Seminars and Events
Who Needs Training Data: Towards Generalizable, Zero-shot Commonsense Services with Consolidated Knowledge
Event Details
Valuable lessons from top-down resources like Cyc, the creation of large-scale bottom-up resources like ConceptNet and ATOMIC, as well as the impressive performance and flexibility of language models, bring us closer to the fundamental goals of acquiring, representing, and reasoning with commonsense knowledge. Yet, the key aspect of generalizability is mostly neglected, as models typically rely on within-distribution training data. In this talk, I will argue that training data is obsolete for commonsense reasoning, and consider the following question: can we build generalizable, zero-shot commonsense services by informing language models with consolidated knowledge?

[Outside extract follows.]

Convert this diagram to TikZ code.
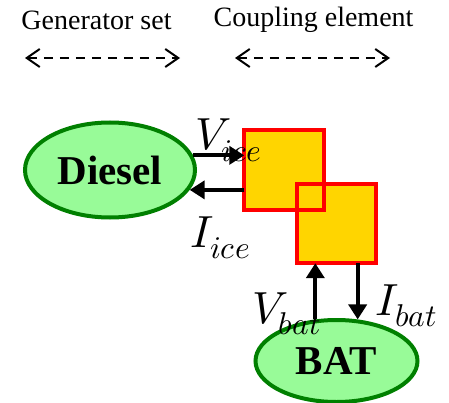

In the first part, I will discuss our efforts to consolidate existing commonsense knowledge sources in a sound representation, while sufficiently preserving the richness of their linguistic expression. I will describe our ongoing construction of CSKG, a commonsense knowledge graph that consolidates seven popular, previously disjoint sources. I will discuss our principles of harmonizing and modeling nodes and relations, with a focus on our abstraction of the knowledge types of CSKG into 13 dimensions, such as temporal or utility knowledge.
In the second part, I will show that pretraining of language models with CSKG knowledge leads to more accurate, generalizable, and explainable QA reasoning, without relying on (much) training data. In addition, our experiments demonstrate that its dimensions help the alignment of background knowledge with the task and can guide the selection of data for pretraining. Inspired by these findings, we are investigating the next steps towards building generalizable commonsense services that require no training data: 1) making CSKG more comprehensive; 2) aligning CSKG to downstream tasks dynamically; 3) filling the evaluation gaps that have been revealed by our consolidation.